* START The input *

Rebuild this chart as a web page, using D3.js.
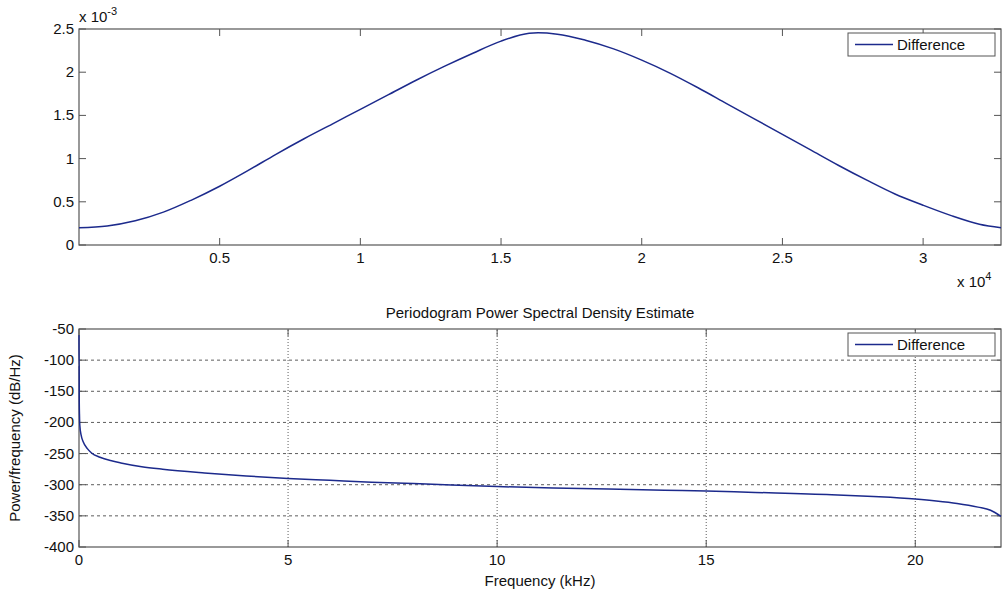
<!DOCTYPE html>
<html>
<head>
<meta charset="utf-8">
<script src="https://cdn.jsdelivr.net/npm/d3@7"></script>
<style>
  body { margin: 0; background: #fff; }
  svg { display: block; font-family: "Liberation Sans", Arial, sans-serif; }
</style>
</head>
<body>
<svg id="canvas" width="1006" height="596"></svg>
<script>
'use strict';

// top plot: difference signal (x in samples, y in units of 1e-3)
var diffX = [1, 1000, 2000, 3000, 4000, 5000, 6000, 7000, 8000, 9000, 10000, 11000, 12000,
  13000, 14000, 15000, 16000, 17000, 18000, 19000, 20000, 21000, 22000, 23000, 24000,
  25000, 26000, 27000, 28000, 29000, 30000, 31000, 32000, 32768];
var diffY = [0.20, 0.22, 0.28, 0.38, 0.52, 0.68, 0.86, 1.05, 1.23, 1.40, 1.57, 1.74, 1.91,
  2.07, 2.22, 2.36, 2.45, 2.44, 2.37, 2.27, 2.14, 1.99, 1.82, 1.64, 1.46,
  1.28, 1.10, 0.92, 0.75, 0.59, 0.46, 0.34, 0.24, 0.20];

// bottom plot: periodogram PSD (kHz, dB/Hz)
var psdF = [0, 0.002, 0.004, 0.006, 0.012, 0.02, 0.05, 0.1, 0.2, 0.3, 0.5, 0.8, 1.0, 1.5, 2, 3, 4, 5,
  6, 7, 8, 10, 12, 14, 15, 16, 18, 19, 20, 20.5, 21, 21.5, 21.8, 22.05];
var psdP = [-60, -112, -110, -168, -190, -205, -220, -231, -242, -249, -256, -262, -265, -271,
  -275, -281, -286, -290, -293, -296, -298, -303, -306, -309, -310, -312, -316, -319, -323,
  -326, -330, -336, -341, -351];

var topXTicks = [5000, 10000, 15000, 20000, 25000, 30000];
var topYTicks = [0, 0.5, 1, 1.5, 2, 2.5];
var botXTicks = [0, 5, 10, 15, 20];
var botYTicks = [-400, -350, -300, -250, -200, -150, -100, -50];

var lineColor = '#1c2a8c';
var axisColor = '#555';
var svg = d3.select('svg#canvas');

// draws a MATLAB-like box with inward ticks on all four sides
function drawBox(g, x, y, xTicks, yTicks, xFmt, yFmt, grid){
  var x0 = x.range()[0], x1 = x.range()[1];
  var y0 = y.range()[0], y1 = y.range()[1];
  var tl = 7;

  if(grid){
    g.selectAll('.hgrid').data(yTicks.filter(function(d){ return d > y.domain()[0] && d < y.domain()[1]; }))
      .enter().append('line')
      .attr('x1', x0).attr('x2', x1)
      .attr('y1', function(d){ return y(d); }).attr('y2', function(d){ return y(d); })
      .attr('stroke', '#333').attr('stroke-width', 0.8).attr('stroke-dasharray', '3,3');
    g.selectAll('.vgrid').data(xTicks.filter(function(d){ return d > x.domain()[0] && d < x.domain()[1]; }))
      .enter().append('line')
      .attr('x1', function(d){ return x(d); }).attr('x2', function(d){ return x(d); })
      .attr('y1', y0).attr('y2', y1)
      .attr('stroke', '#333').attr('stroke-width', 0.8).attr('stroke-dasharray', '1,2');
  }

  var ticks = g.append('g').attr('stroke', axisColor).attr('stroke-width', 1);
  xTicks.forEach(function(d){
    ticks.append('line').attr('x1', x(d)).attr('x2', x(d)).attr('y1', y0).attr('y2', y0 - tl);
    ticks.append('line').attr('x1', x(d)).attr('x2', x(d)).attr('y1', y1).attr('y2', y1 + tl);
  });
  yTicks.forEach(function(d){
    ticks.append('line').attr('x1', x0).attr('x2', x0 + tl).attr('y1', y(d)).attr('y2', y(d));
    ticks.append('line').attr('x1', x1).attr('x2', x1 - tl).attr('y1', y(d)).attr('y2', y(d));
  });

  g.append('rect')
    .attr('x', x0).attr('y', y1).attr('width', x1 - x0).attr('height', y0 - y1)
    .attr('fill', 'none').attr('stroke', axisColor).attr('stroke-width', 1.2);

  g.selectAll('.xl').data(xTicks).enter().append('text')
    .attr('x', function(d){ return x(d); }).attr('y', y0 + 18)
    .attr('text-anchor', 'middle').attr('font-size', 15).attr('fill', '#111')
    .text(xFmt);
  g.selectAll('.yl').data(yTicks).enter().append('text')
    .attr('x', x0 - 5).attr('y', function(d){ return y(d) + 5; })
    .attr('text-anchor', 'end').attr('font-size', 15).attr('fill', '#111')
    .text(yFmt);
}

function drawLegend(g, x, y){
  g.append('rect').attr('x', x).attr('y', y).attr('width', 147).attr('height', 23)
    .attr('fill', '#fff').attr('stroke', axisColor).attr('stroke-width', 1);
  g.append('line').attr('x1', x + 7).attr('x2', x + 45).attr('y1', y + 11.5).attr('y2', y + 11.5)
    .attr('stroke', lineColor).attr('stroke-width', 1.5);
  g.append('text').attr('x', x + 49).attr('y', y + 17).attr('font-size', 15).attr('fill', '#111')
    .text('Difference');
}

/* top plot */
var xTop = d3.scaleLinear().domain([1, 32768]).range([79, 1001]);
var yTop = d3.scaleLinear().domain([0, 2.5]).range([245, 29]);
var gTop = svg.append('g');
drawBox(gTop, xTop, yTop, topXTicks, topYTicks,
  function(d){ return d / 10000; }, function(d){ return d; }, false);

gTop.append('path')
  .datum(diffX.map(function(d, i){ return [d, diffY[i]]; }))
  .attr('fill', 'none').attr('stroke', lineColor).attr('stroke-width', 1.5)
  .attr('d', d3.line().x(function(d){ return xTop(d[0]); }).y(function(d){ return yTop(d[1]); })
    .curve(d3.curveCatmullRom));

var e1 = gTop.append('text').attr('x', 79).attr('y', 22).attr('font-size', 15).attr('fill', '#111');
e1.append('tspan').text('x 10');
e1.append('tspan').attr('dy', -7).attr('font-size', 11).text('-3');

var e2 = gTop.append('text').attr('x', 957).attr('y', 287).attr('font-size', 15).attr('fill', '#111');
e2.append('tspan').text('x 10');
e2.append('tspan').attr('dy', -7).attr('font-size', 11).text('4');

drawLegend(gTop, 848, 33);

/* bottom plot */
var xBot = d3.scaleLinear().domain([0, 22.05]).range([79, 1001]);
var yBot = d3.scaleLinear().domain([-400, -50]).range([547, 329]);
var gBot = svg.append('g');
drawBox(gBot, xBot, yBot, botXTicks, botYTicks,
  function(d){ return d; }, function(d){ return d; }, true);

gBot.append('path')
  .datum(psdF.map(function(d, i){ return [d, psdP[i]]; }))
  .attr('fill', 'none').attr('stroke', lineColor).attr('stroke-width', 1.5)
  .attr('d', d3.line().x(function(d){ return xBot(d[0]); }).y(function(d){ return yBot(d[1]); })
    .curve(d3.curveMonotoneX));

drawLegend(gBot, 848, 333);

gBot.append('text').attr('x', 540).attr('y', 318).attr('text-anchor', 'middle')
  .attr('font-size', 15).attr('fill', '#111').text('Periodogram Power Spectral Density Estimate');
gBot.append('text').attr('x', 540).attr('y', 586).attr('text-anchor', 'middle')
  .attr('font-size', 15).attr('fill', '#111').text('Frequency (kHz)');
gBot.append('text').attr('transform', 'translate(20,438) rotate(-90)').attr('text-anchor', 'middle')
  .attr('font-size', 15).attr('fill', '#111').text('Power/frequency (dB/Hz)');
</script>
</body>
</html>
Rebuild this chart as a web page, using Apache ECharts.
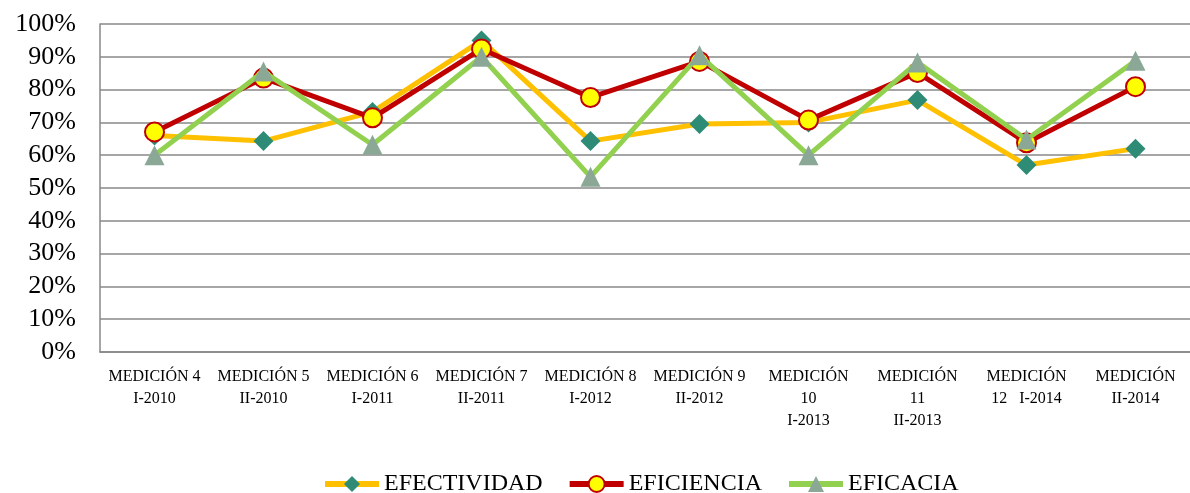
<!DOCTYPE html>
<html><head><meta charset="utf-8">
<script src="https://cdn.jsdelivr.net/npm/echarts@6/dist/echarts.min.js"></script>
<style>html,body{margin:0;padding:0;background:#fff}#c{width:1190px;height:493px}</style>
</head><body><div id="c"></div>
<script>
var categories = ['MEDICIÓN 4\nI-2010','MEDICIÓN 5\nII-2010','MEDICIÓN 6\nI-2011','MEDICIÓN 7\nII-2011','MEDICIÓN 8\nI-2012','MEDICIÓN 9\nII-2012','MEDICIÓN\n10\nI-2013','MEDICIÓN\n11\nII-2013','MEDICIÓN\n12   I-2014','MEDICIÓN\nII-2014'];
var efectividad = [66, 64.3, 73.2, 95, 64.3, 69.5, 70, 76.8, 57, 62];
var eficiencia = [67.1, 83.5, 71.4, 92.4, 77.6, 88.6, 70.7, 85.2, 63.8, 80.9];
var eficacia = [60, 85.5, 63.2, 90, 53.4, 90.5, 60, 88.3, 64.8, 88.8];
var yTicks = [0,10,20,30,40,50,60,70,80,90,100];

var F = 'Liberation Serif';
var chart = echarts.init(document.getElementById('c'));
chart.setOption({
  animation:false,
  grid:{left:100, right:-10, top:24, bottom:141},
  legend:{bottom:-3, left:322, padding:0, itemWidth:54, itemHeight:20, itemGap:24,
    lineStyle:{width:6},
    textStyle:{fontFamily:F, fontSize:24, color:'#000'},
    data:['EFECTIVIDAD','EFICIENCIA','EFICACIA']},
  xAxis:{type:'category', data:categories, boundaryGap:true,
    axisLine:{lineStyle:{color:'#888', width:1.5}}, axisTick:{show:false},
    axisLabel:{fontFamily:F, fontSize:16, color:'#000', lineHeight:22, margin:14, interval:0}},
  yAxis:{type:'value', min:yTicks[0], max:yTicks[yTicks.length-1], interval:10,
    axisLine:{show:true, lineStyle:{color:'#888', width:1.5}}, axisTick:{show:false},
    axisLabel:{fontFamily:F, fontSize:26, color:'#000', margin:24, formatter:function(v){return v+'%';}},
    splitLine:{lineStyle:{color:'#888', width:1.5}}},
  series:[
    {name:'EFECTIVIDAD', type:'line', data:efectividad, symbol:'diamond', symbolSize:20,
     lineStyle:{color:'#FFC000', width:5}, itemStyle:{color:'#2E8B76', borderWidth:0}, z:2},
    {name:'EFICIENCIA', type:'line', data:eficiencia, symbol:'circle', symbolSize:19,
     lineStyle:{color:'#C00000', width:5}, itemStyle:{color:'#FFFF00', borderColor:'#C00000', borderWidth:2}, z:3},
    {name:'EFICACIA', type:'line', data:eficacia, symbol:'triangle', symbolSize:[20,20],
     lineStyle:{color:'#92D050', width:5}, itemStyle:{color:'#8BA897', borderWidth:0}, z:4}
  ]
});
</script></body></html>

* END The input *
* START The input *

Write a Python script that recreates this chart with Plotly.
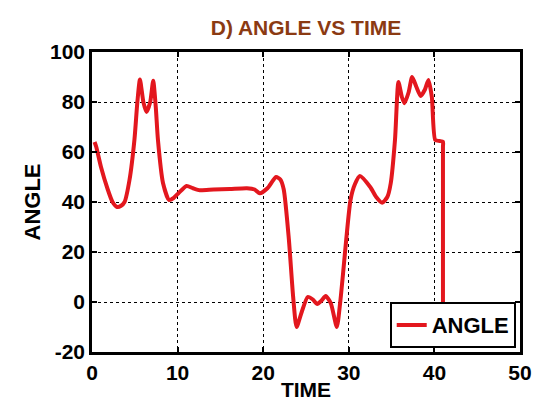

* END The input *

→ The problem
Take out nothing but the lines from the one containing "Rebuild this chart as a web page, using D3.js." to the one containing "var tl = 7;", inclusive, retyped exactly. Drop the pictures.

→ Expected output
Rebuild this chart as a web page, using D3.js.
<!DOCTYPE html>
<html>
<head>
<meta charset="utf-8">
<script src="https://cdn.jsdelivr.net/npm/d3@7"></script>
<style>
  body { margin: 0; background: #fff; }
  svg { display: block; font-family: "Liberation Sans", Arial, sans-serif; }
</style>
</head>
<body>
<svg id="canvas" width="1006" height="596"></svg>
<script>
'use strict';

// top plot: difference signal (x in samples, y in units of 1e-3)
var diffX = [1, 1000, 2000, 3000, 4000, 5000, 6000, 7000, 8000, 9000, 10000, 11000, 12000,
  13000, 14000, 15000, 16000, 17000, 18000, 19000, 20000, 21000, 22000, 23000, 24000,
  25000, 26000, 27000, 28000, 29000, 30000, 31000, 32000, 32768];
var diffY = [0.20, 0.22, 0.28, 0.38, 0.52, 0.68, 0.86, 1.05, 1.23, 1.40, 1.57, 1.74, 1.91,
  2.07, 2.22, 2.36, 2.45, 2.44, 2.37, 2.27, 2.14, 1.99, 1.82, 1.64, 1.46,
  1.28, 1.10, 0.92, 0.75, 0.59, 0.46, 0.34, 0.24, 0.20];

// bottom plot: periodogram PSD (kHz, dB/Hz)
var psdF = [0, 0.002, 0.004, 0.006, 0.012, 0.02, 0.05, 0.1, 0.2, 0.3, 0.5, 0.8, 1.0, 1.5, 2, 3, 4, 5,
  6, 7, 8, 10, 12, 14, 15, 16, 18, 19, 20, 20.5, 21, 21.5, 21.8, 22.05];
var psdP = [-60, -112, -110, -168, -190, -205, -220, -231, -242, -249, -256, -262, -265, -271,
  -275, -281, -286, -290, -293, -296, -298, -303, -306, -309, -310, -312, -316, -319, -323,
  -326, -330, -336, -341, -351];

var topXTicks = [5000, 10000, 15000, 20000, 25000, 30000];
var topYTicks = [0, 0.5, 1, 1.5, 2, 2.5];
var botXTicks = [0, 5, 10, 15, 20];
var botYTicks = [-400, -350, -300, -250, -200, -150, -100, -50];

var lineColor = '#1c2a8c';
var axisColor = '#555';
var svg = d3.select('svg#canvas');

// draws a MATLAB-like box with inward ticks on all four sides
function drawBox(g, x, y, xTicks, yTicks, xFmt, yFmt, grid){
  var x0 = x.range()[0], x1 = x.range()[1];
  var y0 = y.range()[0], y1 = y.range()[1];
  var tl = 7;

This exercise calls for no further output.